EXERCISE INSTRUCTIONS: Type out the material below exactly.

COLLECTED DATA:

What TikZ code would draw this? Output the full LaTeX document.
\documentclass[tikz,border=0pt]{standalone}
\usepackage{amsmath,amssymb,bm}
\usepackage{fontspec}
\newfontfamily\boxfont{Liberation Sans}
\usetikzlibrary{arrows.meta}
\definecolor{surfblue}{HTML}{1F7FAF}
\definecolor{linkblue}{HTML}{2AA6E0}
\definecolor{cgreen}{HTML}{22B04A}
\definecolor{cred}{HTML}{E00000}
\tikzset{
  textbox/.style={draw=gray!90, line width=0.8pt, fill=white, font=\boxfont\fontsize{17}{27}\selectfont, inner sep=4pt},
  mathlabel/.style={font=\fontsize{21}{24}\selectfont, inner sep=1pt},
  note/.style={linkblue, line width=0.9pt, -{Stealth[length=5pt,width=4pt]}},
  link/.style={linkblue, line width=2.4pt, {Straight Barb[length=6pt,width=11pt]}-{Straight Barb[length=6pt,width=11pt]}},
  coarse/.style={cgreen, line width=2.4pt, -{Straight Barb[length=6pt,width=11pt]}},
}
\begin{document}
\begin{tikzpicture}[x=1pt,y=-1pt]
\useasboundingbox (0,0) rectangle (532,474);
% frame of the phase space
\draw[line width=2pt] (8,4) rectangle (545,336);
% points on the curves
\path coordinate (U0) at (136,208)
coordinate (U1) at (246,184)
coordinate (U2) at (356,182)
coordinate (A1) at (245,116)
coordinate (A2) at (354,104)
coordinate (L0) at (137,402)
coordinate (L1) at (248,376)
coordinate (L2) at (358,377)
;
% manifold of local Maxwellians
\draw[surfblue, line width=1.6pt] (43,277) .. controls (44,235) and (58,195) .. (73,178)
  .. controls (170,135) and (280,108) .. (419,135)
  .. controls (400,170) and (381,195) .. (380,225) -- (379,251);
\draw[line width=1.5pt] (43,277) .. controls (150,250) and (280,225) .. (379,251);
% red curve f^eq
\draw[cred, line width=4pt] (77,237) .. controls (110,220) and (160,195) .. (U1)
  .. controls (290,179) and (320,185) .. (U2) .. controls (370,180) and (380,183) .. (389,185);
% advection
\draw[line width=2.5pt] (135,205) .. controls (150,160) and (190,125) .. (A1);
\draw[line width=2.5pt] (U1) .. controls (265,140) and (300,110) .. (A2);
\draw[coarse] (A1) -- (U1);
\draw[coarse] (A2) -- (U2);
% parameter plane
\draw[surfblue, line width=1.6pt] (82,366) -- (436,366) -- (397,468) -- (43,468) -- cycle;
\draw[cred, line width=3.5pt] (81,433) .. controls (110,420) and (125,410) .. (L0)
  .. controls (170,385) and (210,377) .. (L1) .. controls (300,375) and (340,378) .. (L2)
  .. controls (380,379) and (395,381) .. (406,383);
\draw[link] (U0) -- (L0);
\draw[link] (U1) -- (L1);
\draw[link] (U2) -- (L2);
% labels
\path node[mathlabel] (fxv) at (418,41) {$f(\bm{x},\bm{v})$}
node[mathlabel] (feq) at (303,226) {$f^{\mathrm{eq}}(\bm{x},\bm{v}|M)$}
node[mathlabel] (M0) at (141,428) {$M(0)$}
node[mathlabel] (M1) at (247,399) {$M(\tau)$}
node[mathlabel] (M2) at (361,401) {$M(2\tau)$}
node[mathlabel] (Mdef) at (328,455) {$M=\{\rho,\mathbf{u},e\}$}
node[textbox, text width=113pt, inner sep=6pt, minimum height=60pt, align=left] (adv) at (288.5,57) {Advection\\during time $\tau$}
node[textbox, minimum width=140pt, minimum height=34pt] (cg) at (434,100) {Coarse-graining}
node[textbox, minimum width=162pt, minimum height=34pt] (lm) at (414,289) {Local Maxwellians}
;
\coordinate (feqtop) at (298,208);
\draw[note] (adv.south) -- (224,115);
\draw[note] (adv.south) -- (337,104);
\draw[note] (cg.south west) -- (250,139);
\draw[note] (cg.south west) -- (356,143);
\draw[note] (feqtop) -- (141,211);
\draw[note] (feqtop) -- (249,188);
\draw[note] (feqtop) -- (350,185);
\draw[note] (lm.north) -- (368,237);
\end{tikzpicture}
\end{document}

FINAL ANSWER:
What TikZ code would draw this? Output the full LaTeX document.
\documentclass[tikz,border=0pt]{standalone}
\usepackage{amsmath,amssymb,bm}
\usepackage{fontspec}
\newfontfamily\boxfont{Liberation Sans}
\usetikzlibrary{arrows.meta}
\definecolor{surfblue}{HTML}{1F7FAF}
\definecolor{linkblue}{HTML}{2AA6E0}
\definecolor{cgreen}{HTML}{22B04A}
\definecolor{cred}{HTML}{E00000}
\tikzset{
  textbox/.style={draw=gray!90, line width=0.8pt, fill=white, font=\boxfont\fontsize{17}{27}\selectfont, inner sep=4pt},
  mathlabel/.style={font=\fontsize{21}{24}\selectfont, inner sep=1pt},
  note/.style={linkblue, line width=0.9pt, -{Stealth[length=5pt,width=4pt]}},
  link/.style={linkblue, line width=2.4pt, {Straight Barb[length=6pt,width=11pt]}-{Straight Barb[length=6pt,width=11pt]}},
  coarse/.style={cgreen, line width=2.4pt, -{Straight Barb[length=6pt,width=11pt]}},
}
\begin{document}
\begin{tikzpicture}[x=1pt,y=-1pt]
\useasboundingbox (0,0) rectangle (532,474);
% frame of the phase space
\draw[line width=2pt] (8,4) rectangle (545,336);
% points on the curves
\path coordinate (U0) at (136,208)
coordinate (U1) at (246,184)
coordinate (U2) at (356,182)
coordinate (A1) at (245,116)
coordinate (A2) at (354,104)
coordinate (L0) at (137,402)
coordinate (L1) at (248,376)
coordinate (L2) at (358,377)
;
% manifold of local Maxwellians
\draw[surfblue, line width=1.6pt] (43,277) .. controls (44,235) and (58,195) .. (73,178)
  .. controls (170,135) and (280,108) .. (419,135)
  .. controls (400,170) and (381,195) .. (380,225) -- (379,251);
\draw[line width=1.5pt] (43,277) .. controls (150,250) and (280,225) .. (379,251);
% red curve f^eq
\draw[cred, line width=4pt] (77,237) .. controls (110,220) and (160,195) .. (U1)
  .. controls (290,179) and (320,185) .. (U2) .. controls (370,180) and (380,183) .. (389,185);
% advection
\draw[line width=2.5pt] (135,205) .. controls (150,160) and (190,125) .. (A1);
\draw[line width=2.5pt] (U1) .. controls (265,140) and (300,110) .. (A2);
\draw[coarse] (A1) -- (U1);
\draw[coarse] (A2) -- (U2);
% parameter plane
\draw[surfblue, line width=1.6pt] (82,366) -- (436,366) -- (397,468) -- (43,468) -- cycle;
\draw[cred, line width=3.5pt] (81,433) .. controls (110,420) and (125,410) .. (L0)
  .. controls (170,385) and (210,377) .. (L1) .. controls (300,375) and (340,378) .. (L2)
  .. controls (380,379) and (395,381) .. (406,383);
\draw[link] (U0) -- (L0);
\draw[link] (U1) -- (L1);
\draw[link] (U2) -- (L2);
% labels
\path node[mathlabel] (fxv) at (418,41) {$f(\bm{x},\bm{v})$}
node[mathlabel] (feq) at (303,226) {$f^{\mathrm{eq}}(\bm{x},\bm{v}|M)$}
node[mathlabel] (M0) at (141,428) {$M(0)$}
node[mathlabel] (M1) at (247,399) {$M(\tau)$}
node[mathlabel] (M2) at (361,401) {$M(2\tau)$}
node[mathlabel] (Mdef) at (328,455) {$M=\{\rho,\mathbf{u},e\}$}
node[textbox, text width=113pt, inner sep=6pt, minimum height=60pt, align=left] (adv) at (288.5,57) {Advection\\during time $\tau$}
node[textbox, minimum width=140pt, minimum height=34pt] (cg) at (434,100) {Coarse-graining}
node[textbox, minimum width=162pt, minimum height=34pt] (lm) at (414,289) {Local Maxwellians}
;
\coordinate (feqtop) at (298,208);
\draw[note] (adv.south) -- (224,115);
\draw[note] (adv.south) -- (337,104);
\draw[note] (cg.south west) -- (250,139);
\draw[note] (cg.south west) -- (356,143);
\draw[note] (feqtop) -- (141,211);
\draw[note] (feqtop) -- (249,188);
\draw[note] (feqtop) -- (350,185);
\draw[note] (lm.north) -- (368,237);
\end{tikzpicture}
\end{document}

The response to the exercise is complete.